Oireachtas Joint and Select Committees

Wednesday, 12 October 2022

Joint Oireachtas Committee on Jobs, Enterprise and Innovation

Minimum Wage, Cost of Living and Low Pay Commission Report: Engagement with ICTU

Dr. Laura Bambrick:

Ireland is really unusual in the EU. We are one of four European members of the OECD that pays a sub-minimum rate to young adult workers, that is, those aged over 18. We are well behind the curve. Many countries would have had them previously but they have moved away. We are delaying that.

We were really disappointed because we were very strong in our evidence to the Low Pay Commission when it was looking at how the progress to a living wage would be structured. A large chunk of our evidence was made looking at this area of sub-minimum rates for young adults. We were very disappointed to see that the commission decided the new living wage should exclude those workers.

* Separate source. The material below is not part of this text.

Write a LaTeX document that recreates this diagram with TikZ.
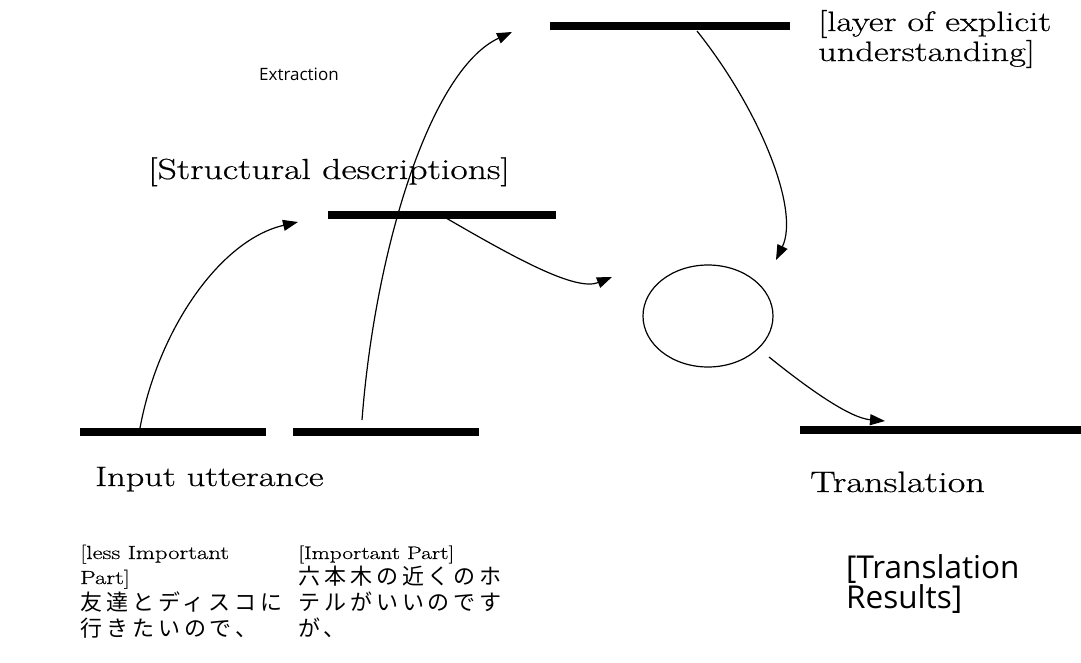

What is particularly worrying is that at the same time, we are quite rightly seeing Government encouraging apprenticeships. That is a gold standard of trade union policy. We have a concern, however, that we will see more quasi-apprenticeships and traineeships as a workaround to a living wage because, of course, apprentices are the other large group that are not covered by either minimum wage or a living wage. It is, therefore, an issue on which we are behind the curve. There is no reason for this. More worrying, it is EU law that if we are going to exempt certain types of employment from minimum wage legislation, it must be evidence-based. We cannot find the evidence base for not covering young adults for a minimum wage and in turn, a living wage.